Canon PowerShot ELPH 530 HS Digital Camera Review
$349.99- Sections:
- Color
- Color Modes
- White Balance
- White Balance Options
Color
The ELPH 530 HS produces accurate yet punchy colors. The default (Off) color mode proved to be the most true-to-life, with near-perfect saturation and a color error of 2.92 (anything under 3.0 is excellent). Blues and reds are a bit exaggerated, greens are darker than ideal levels, and yellow has a bit of a green tint. More on how we test color.
NOTE: Because of the way computer monitors reproduce colors, the images above do not exactly match the originals found on the chart or in the captured images. The chart should be used to judge the relative color shift, not the absolute captured colors.

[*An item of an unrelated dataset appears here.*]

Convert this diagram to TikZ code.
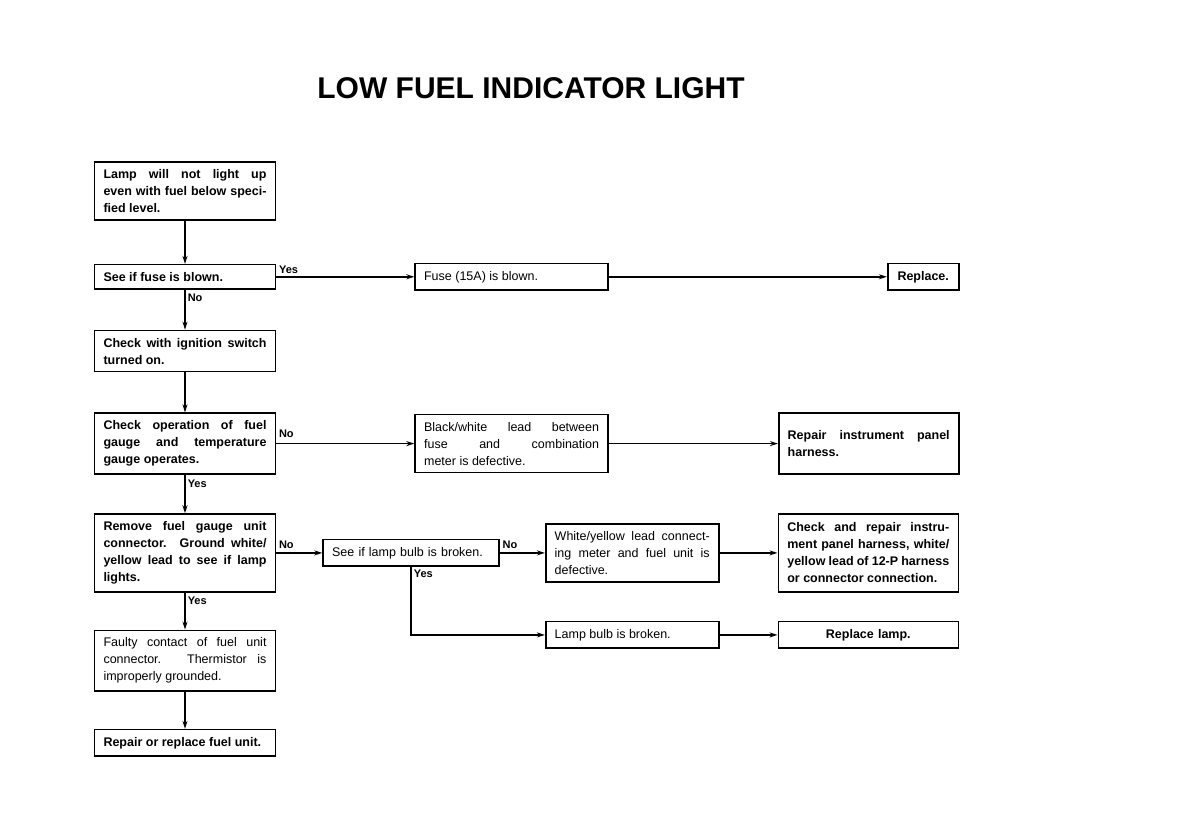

Color is very subjective, so take these numeric results with a grain of salt. But the Sony HX9V produced the most accurate colors of the group, while the Canon ELPH 510 HS, Casio ZR100, and Panasonic ZS20 all finish a step or two behind the ELPH 530 HS.
Color Modes
Tons of other color modes are available, including Vivid, Neutral, Sepia, Black & White, Positive Film, Lighter Skin, Darker Skin, Vivid Red, Vivid Blue, and Vivid Green. These profiles are fixed—that is, there's no way to adjust saturation, contrast, individual hues or anything of that nature. But there is one Custom profile, which allows users to tinker with contrast, sharpness, saturation, red, green, blue, and skin tone settings along sliders.
White Balance
On average, auto white balance on the ELPH 530 HS is more accurate than we typically see on compact cameras, though shots under incandescent lighting are still very jaundiced. Custom white balance improves the accuracy even more, but not as much as most custom white balance modes do.
White Balance Options
Aside from auto white balance, the ELPH 530 HS has white balance presets for daylight, cloudy settings, tungsten light, fluorescent light, fluorescent H lighting, and a custom white balance setting.